US insurance giant Chubb has been chosen as lead underwriter for the US International Development Finance Corporation's $20 billion plan to resume commercial shipping in the Gulf amid the Iran war, the agency said.
The conflict has led to the effective closure of the Strait of Hormuz, a key waterway through which a fifth of the world's oil passes, as ships remain hesitant to operate in it. It is the primary export route for oil produced by Opec member nations Saudi Arabia, the UAE, Kuwait, Qatar, Iraq, Bahrain and Iran.
Disruptions in the strait have raised concerns of a fuel shock similar to the 1970s oil crisis.
“The commerce passing through the Strait of Hormuz plays a vital role in the global economy, and providing vessels with insurance protection is essential for resuming trade flows,” Chubb chairman Evan Greenberg said in a statement.
Several US insurance companies have been identified to provide reinsurance policies behind Chubb and alongside DFC to expand market capacity, the agency said. More reinsurance partners could be announced at a later date.
The DFC reinsurance facility will insure losses of up to $20 billion on a rolling basis, it said.
US President Donald Trump has been seeking to reassure energy and financial markets that the war could be ending soon, while fears of an energy disruption caused oil prices to surge as high as $120 a barrel.
Markets were unconvinced by a co-ordinated measure from the International Energy Agency to release 400 million barrels from its strategic oil reserves, the largest release of oil stock in its history.
“The oil market challenges we are facing are unprecedented in scale, therefore I am very glad that IEA member countries have responded with an emergency collective action of unprecedented size,” IEA executive director Fatih Birol said in a statement.
Prices for global crude oil benchmark Brent were up 4.79 at $92.01 a barrel as of 3.13pm ET, while the US gauge West Texas Intermediate was last trading 4.67 per cent higher at $87.35 a barrel.

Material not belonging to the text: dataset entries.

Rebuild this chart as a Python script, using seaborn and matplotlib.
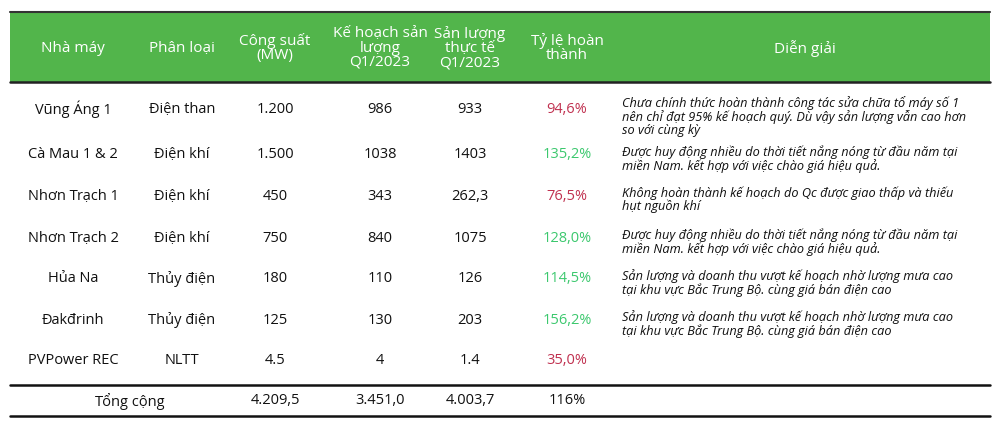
import matplotlib
matplotlib.use("Agg")
import matplotlib.pyplot as plt
import seaborn as sns

sns.set_style("white")
plt.rcParams["font.family"] = "Open Sans"

headers = ["Nhà máy", "Phân loại", "Công suất\n(MW)", "Kế hoạch sản\nlượng\nQ1/2023",
           "Sản lượng\nthực tế\nQ1/2023", "Tỷ lệ hoàn\nthành", "Diễn giải"]
plants = ["Vũng Áng 1", "Cà Mau 1 & 2", "Nhơn Trạch 1", "Nhơn Trạch 2", "Hủa Na", "Đakđrinh", "PVPower REC"]
types = ["Điện than", "Điện khí", "Điện khí", "Điện khí", "Thủy điện", "Thủy điện", "NLTT"]
capacity = ["1.200", "1.500", "450", "750", "180", "125", "4.5"]
plan = ["986", "1038", "343", "840", "110", "130", "4"]
actual = ["933", "1403", "262,3", "1075", "126", "203", "1.4"]
ratio = [94.6, 135.2, 76.5, 128.0, 114.5, 156.2, 35.0]
notes = [
    "Chưa chính thức hoàn thành công tác sửa chữa tổ máy số 1\nnên chỉ đạt 95% kế hoạch quý. Dù vậy sản lượng vẫn cao hơn\nso với cùng kỳ",
    "Được huy động nhiều do thời tiết nắng nóng từ đầu năm tại\nmiền Nam. kết hợp với việc chào giá hiệu quả.",
    "Không hoàn thành kế hoạch do Qc được giao thấp và thiếu\nhụt nguồn khí",
    "Được huy động nhiều do thời tiết nắng nóng từ đầu năm tại\nmiền Nam. kết hợp với việc chào giá hiệu quả.",
    "Sản lượng và doanh thu vượt kế hoạch nhờ lượng mưa cao\ntại khu vực Bắc Trung Bộ. cùng giá bán điện cao",
    "Sản lượng và doanh thu vượt kế hoạch nhờ lượng mưa cao\ntại khu vực Bắc Trung Bộ. cùng giá bán điện cao",
    "",
]
total = ["Tổng cộng", "4.209,5", "3.451,0", "4.003,7", "116%"]

fig = plt.figure(figsize=(9.97, 4.25), dpi=100)
ax = fig.add_axes([0, 0, 1, 1])
ax.set_xlim(0, 997); ax.set_ylim(425, 0); ax.axis("off")

green = "#52B54B"
ax.add_patch(plt.Rectangle((10, 12), 980, 70, color=green, lw=0))
ax.plot([10, 990], [12, 12], color="#333", lw=1.5)
ax.plot([10, 990], [82, 82], color="#222", lw=1.8)
ax.plot([10, 990], [385, 385], color="#111", lw=1.8)
ax.plot([10, 990], [416, 416], color="#111", lw=1.8)

xc = [73, 182, 275, 380, 470, 567, 805]
fs = 10.5
for x, h in zip(xc, headers):
    ax.text(x, 48, h, ha="center", va="center", color="white", fontsize=11, linespacing=0.95)

ys = [109, 155, 196, 238, 279, 320, 361]
for i, y in enumerate(ys):
    for x, v in zip(xc[:5], [plants[i], types[i], capacity[i], plan[i], actual[i]]):
        ax.text(x, y, v, ha="center", va="center", fontsize=fs, color="#111")
    col = "#C0304F" if ratio[i] < 100 else "#3CC86E"
    ax.text(xc[5], y, f"{ratio[i]:.1f}%".replace(".", ","), ha="center", va="center", fontsize=fs, color=col)
    if notes[i]:
        nl = notes[i].count("\n") + 1
        ax.text(622, y - 10 + (0 if nl == 2 else -3), notes[i], ha="left", va="top", fontsize=9.2,
                style="italic", color="#111", linespacing=1.0)

for x, v in zip([130, 275, 380, 470, 567], total):
    ax.text(x, 401, v, ha="center", va="center", fontsize=fs, color="#111")

fig.savefig("out.png", dpi=100)
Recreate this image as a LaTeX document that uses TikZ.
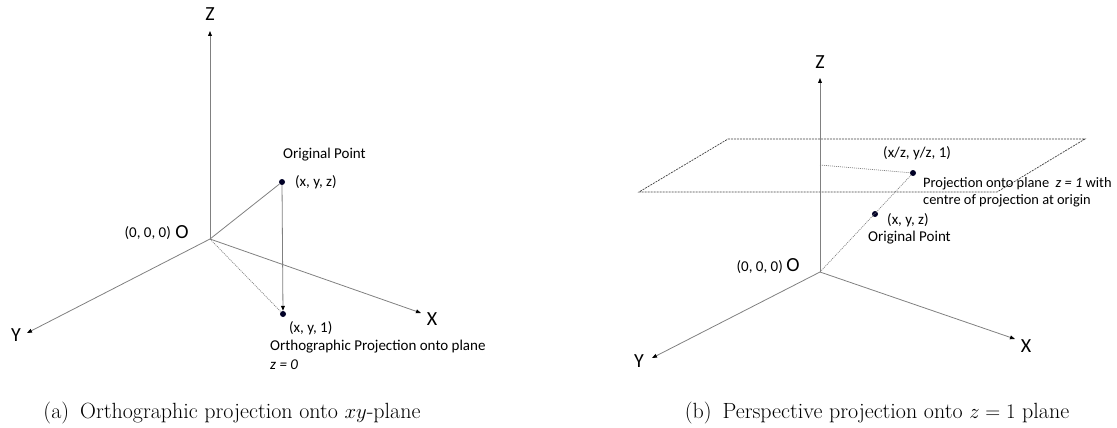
\documentclass[tikz,border=0pt]{standalone}
\usepackage{fontspec}
\newfontfamily\calib{Carlito}
\usetikzlibrary{arrows.meta}
\begin{document}
\begin{tikzpicture}[x=1pt,y=-1pt,
  axis/.style={draw=black!50, line width=0.8pt, -{Triangle[length=5pt,width=3.8pt,black]}},
  ray/.style={draw=black!50, line width=0.8pt},
  dotline/.style={draw=black!50, line width=0.7pt, dash pattern=on 1pt off 1pt},
  planeline/.style={draw=black!75, line width=0.7pt, dash pattern=on 2pt off 1pt},
  dot/.style={circle, fill=black!85!blue, inner sep=0pt, minimum size=6pt},
  small/.style={font=\calib\fontsize{15}{17}\selectfont, inner sep=0pt},
  smaller/.style={font=\calib\fontsize{14.4}{17}\selectfont, inner sep=0pt},
  big/.style={font=\calib\fontsize{20}{22}\selectfont, inner sep=0pt},
  captext/.style={font=\fontsize{22}{26}\selectfont, inner sep=0pt, anchor=base}
]
\useasboundingbox (0,0) rectangle (1117,428);
% ---------- (a) ----------
\coordinate (O) at (210,239);
\coordinate (Ztip) at (210,31);
\coordinate (Ytip) at (27,333);
\coordinate (Xtip) at (421,313);
\node[dot] (P) at (282,182) {};
\node[dot] (Q) at (283,314) {};
\draw[axis] (O) -- (Ztip);
\draw[axis] (O) -- (Ytip);
\draw[axis] (O) -- (Xtip);
\draw[ray] (O) -- (P);
\draw[axis] (P) -- (Q);
\draw[dotline] (O) -- (Q);
\node[big] (zl) at (210,14) {Z};
\node[big] (yl) at (16,335) {Y};
\node[big] (xl) at (432,319) {X};
\node[small, anchor=east] (ol) at (171,233) {(0, 0, 0)};
\node[big] (oo) at (182,232) {O};
\node[small, anchor=west] (orig) at (283,155) {Original Point};
\node[small, anchor=west] (pl) at (295,182) {(x, y, z)};
\node[small, anchor=west] (ql) at (289,328) {(x, y, 1)};
\node[small, anchor=west] (ortho) at (270,347) {Orthographic Projection onto plane};
\node[small, anchor=west] (z0) at (270,365) {\itshape z = 0};
\node[captext] (capa) at (232,418) {(a)\hspace{0.5em}Orthographic projection onto $xy$-plane};
% ---------- (b) ----------
\coordinate (O2) at (820,272);
\coordinate (Z2) at (820,78);
\coordinate (Y2) at (652,358);
\coordinate (X2) at (1015,339);
\coordinate (A) at (728,139);
\coordinate (B) at (1085,139);
\coordinate (C) at (997,192);
\coordinate (D) at (639,192);
\coordinate (Zp) at (820,165);
\node[dot] (R2) at (913,173) {};
\node[dot] (P2) at (875,214) {};
\draw[planeline] (A) -- (B) -- (C) -- (D) -- cycle;
\draw[axis] (O2) -- (Z2);
\draw[axis] (O2) -- (Y2);
\draw[axis] (O2) -- (X2);
\draw[dotline] (O2) -- (R2);
\draw[dotline] (Zp) -- (R2);
\node[big] (zl2) at (820,62) {Z};
\node[big] (yl2) at (639,361) {Y};
\node[big] (xl2) at (1026,346) {X};
\node[small, anchor=east] (ol2) at (783,267) {(0, 0, 0)};
\node[big] (oo2) at (793,265) {O};
\node[small, anchor=west] (rl) at (883,153) {(x/z, y/z, 1)};
\node[smaller, anchor=west] (proj1) at (923,184) {Projection onto plane\hspace{0.45em}\textit{z = 1} with};
\node[smaller, anchor=west] (proj2) at (923,201) {centre of projection at origin};
\node[small, anchor=west] (pl2) at (887,220) {(x, y, z)};
\node[small, anchor=west] (orig2) at (868,238) {Original Point};
\node[captext] (capb) at (877,418) {(b)\hspace{0.5em}Perspective projection onto $z = 1$ plane};
\end{tikzpicture}
\end{document}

Iran has increased its threats against energy markets, warning that prices could climb to $200 a barrel after an Iranian drone struck Oman's largest oil storage centre, Reuters reported, quoting British maritime security firm Ambrey and Oman TV.
In its short-term energy outlook released on Tuesday, the US Energy Information Administration said it anticipates Brent crude oil price to remain above $95 a barrel over the next two months due to disruptions in the strait before falling to about $70 a barrel by the end of the year, although these figures depend on the duration of the conflict.
The agency anticipates the waterway's effective closure to cause the Middle East's oil production to fall further in the coming weeks before gradually easing as transit resumes. It anticipates US crude oil production to average 13.6 million bpd in 2026.